The JPMorgan action is worth parsing carefully. A price target cut paired with a retained Overweight signals a valuation recalibration, not a conviction downgrade. Even the reduced $275 target represents a roughly 47% premium to the 28 April close of $186.72.
Oppenheimer’s thesis introduces a distinct angle. CEO Gopalan noted on the earnings call: “Our Live Translation beta launches soon. Real-time voice translation with AI built into the network.” That AI capability is part of the broader thesis that T-Mobile can differentiate on service innovation, not just network speed.
Where the broader analyst consensus sits after earnings
Approximately 29 analysts cover TMUS, with the distribution predominantly Buy-rated. The average price target sits in the range of approximately $260-$265, implying meaningful upside from current levels even before accounting for the firms positioned at the upper end of the range.
T-Mobile’s Q1 earnings set the stage for a year defined by integration, AI, and free cash flow
The Q1 print confirmed that T-Mobile is in execution mode. Every headline metric beat, guidance moved higher, and the subscriber quality story strengthened. The stock, however, remains well below its analyst consensus target and behind the broader market year-to-date.
The resolution to that gap now rests on three active programmes, each with measurable milestones investors can track:
- UScellular integration cost trajectory: Integration drove both subscriber growth and elevated costs in Q1. Whether costs normalise through Q2 and Q3 will directly affect net income recovery.
- Live Translation launch and AI adoption indicators: The beta launch is imminent per CEO commentary. Early adoption data could signal whether AI-driven differentiation translates into subscriber behaviour.
- Cost reduction programme progress: The $2.7 billion target by 2027 is the margin-expansion lever. Q2 earnings will provide the first update on run-rate savings.
Total Q1 capital returns of over $6 billion ($4.95 billion in buybacks, $1.1 billion in dividends) signal that management views the free cash flow trajectory as sustainable. The full-year 2026 postpaid net addition guidance midpoint of 1,000,000 now serves as the benchmark.
This article is for informational purposes only and should not be considered financial advice. Investors should conduct their own research and consult with financial professionals before making investment decisions. Past performance does not guarantee future results. Financial projections referenced are subject to market conditions and various risk factors.
Frequently Asked Questions
What did T-Mobile report for Q1 2026 earnings per share?
T-Mobile reported Q1 2026 diluted EPS of $2.27, beating the consensus estimate of $2.06 by approximately 10.7%, alongside beats on revenue, adjusted EBITDA, and free cash flow.

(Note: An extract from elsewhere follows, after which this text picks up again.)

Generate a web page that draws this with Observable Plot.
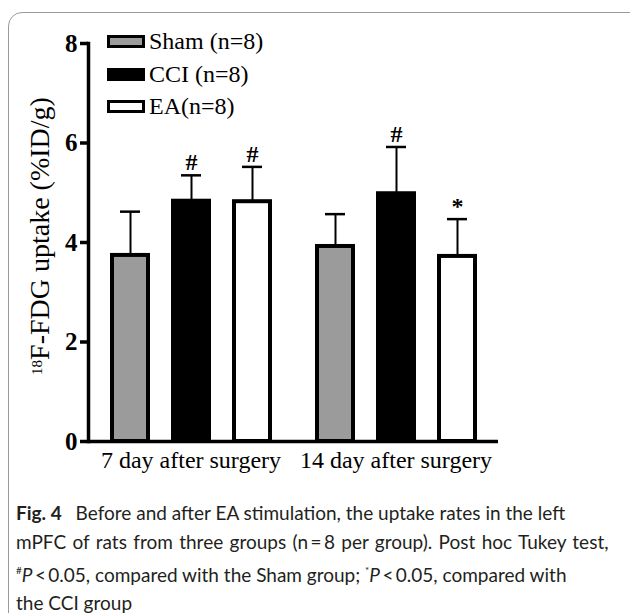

Why did T-Mobile raise its 2026 guidance after Q1 results?
T-Mobile lifted its full-year 2026 postpaid phone net addition guidance to a range of 950,000 to 1,050,000, reflecting management confidence in sustained subscriber momentum following a strong Q1 performance across all key financial metrics.
What is the JPMorgan price target for T-Mobile stock after Q1 2026 earnings?
JPMorgan lowered its T-Mobile price target to $275 from $300 on 29 April 2026 but retained its Overweight rating, representing approximately 47% upside from the 28 April closing price of $186.72.
How does T-Mobile's network-quality subscriber growth affect the stock's long-term value?
T-Mobile reported a company record for the proportion of new subscribers citing network quality as their primary switching reason, which reduces customer acquisition costs over time and supports pricing power, both of which feed into the free cash flow trajectory underpinning the stock's valuation.
How much did T-Mobile return to shareholders in Q1 2026?
T-Mobile returned over $6 billion to shareholders in Q1 2026, comprising $4.95 billion in share buybacks and $1.1 billion in dividends, signalling management confidence in the sustainability of the company's free cash flow.